Barely two years after the U.S. Supreme Court decided a similar issue in Noel Canning, the court has again decided to weigh into the propriety of one of President Obama’s appointees to the National Labor Relations Board (NLRB). NLRB v. SW General. The case involves President Obama’s appointment of Lafe Solomon as “acting general counsel” of the board at the same time the president nominated him for the general counsel (GC) position, prior to his confirmation by the Senate. The NLRB GC has the final authority to issue complaints of unfair labor practices among other supervisory duties over the board, and many consider the NLRB GC to be the most powerful position on the board.

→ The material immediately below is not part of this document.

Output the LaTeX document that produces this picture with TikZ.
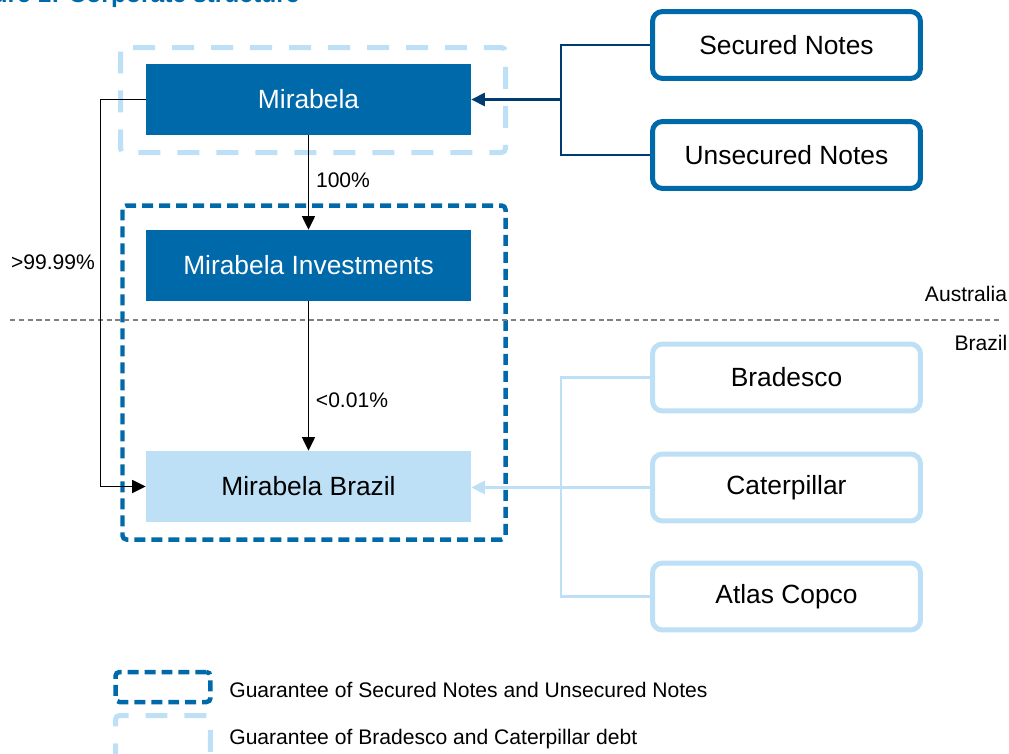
\documentclass[tikz,border=0pt]{standalone}
\usepackage{fontspec}
\setmainfont{Liberation Sans}
\usetikzlibrary{arrows.meta,positioning}
\definecolor{mirblue}{HTML}{0069AA}
\definecolor{mirlight}{HTML}{BDE0F6}
\definecolor{mirnavy}{HTML}{003C71}

\begin{document}
\begin{tikzpicture}[
    x=0.02cm, y=-0.02cm,
    entity/.style={fill=mirblue, text=white, minimum width=6.5cm, minimum height=1.42cm, inner sep=0pt, font=\fontsize{15}{18}\selectfont},
    local/.style={entity, fill=mirlight, text=black},
    lender/.style={draw=mirblue, line width=0.1cm, rounded corners=0.2cm, fill=white, minimum width=5.36cm, minimum height=1.34cm, inner sep=0pt, font=\fontsize{15}{18}\selectfont},
    lenderlt/.style={lender, draw=mirlight},
    lab/.style={inner sep=0pt, font=\fontsize{12}{14}\selectfont},
    arrow/.style={-{Triangle[length=0.27cm,width=0.26cm]}, line width=0.7pt},
    navyarrow/.style={arrow, draw=mirnavy, fill=mirnavy, line width=1.5pt},
    navyline/.style={draw=mirnavy, line width=0.8pt},
    lightarrow/.style={arrow, draw=mirlight, fill=mirlight, line width=1.6pt},
    lightline/.style={draw=mirlight, line width=1.6pt},
    guarA/.style={draw=mirblue, line width=0.09cm, dash pattern=on 0.22cm off 0.12cm, rounded corners=0.08cm},
    guarB/.style={draw=mirlight, line width=0.1cm, dash pattern=on 0.44cm off 0.34cm, rounded corners=0.08cm},
    border/.style={draw=gray, line width=0.6pt, dash pattern=on 3pt off 2pt}
]
\useasboundingbox (0,0) rectangle (1009,754);

\node[anchor=base east, text=mirblue, inner sep=0pt, font=\bfseries\fontsize{14}{16}\selectfont] (title) at (300,2) {Figure 1: Corporate structure};

\draw[guarB] (120.5,47.5) rectangle (505.5,152.5);
\draw[guarA] (122.5,205.5) rectangle (505.5,539.5);
\draw[border] (10,320) -- (1000,320);

\node[entity] (mir) at (308.5,99.5) {Mirabela};
\node[entity] (inv) at (308.5,265.5) {Mirabela Investments};
\node[local] (bra) at (308.5,486.5) {Mirabela Brazil};

\node[lender] (sec) at (786.5,45) {Secured Notes};
\node[lender] (uns) at (786.5,155) {Unsecured Notes};
\node[lenderlt] (brad) at (786.5,377.5) {Bradesco};
\node[lenderlt] (cat) at (786.5,487.5) {Caterpillar};
\node[lenderlt] (atl) at (786.5,596.5) {Atlas Copco};

\node[lab] (aus) at (966,294) {Australia};
\node[lab] (brz) at (981,343) {Brazil};
\node[lab] (pcta) at (343,180) {100\%};
\node[lab] (pctb) at (352,400) {<0.01\%};
\node[lab] (pctc) at (53,262) {>99.99\%};

\node[guarA, minimum width=1.9cm, minimum height=0.6cm, inner sep=0pt] (keya) at (163,687) {};
\node[lab, anchor=west] (keyatxt) at (229,690) {Guarantee of Secured Notes and Unsecured Notes};
\node[guarB, minimum width=1.9cm, minimum height=0.9cm, inner sep=0pt] (keyb) at (163,738) {};
\node[lab, anchor=west] (keybtxt) at (229,739) {Guarantee of Bradesco and Caterpillar debt};

\coordinate (nj) at (561,99.5);
\draw[navyline] (sec.west) -| (nj);
\draw[navyline] (uns.west) -| (nj);
\draw[navyarrow] (nj) -- (mir.east);

\coordinate (lj) at (561,487.5);
\draw[lightline] (brad.west) -| (lj);
\draw[lightline] (atl.west) -| (lj);
\draw[lightarrow] (cat.west) -- (bra.east |- cat.west);

\draw[arrow] (mir) -- (inv);
\draw[arrow] (inv) -- (bra);
\draw[arrow] (mir.west) -- ++(-45,0) |- (bra.west);

\end{tikzpicture}
\end{document}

The case arose when SW General Inc., an Arizona ambulance company, challenged an unfair labor practice complaint issued by the NLRB at a time when Mr. Solomon was service as acting GC. The company contended that the board’s action was illegal because the case was initiated by an acting GC whose appointment was prohibited by the Federal Vacancies Reform Act of 1998 (FVRA). Last summer, the D.C. Circuit found for the employer. It vacated the NLRB order and held that Mr. Solomon was serving in violation of the FVRA, rendering his decision void.

Unlike in Noel Canning, the D.C. Circuit held that the violation of the FVRA could be raised because the respondent had expressly preserved the issue below. The court of appeal expressed doubt that it would have reached the same conclusion if the issue had not been raised in exceptions before the board. It is not clear if the Supreme Court will address that issue.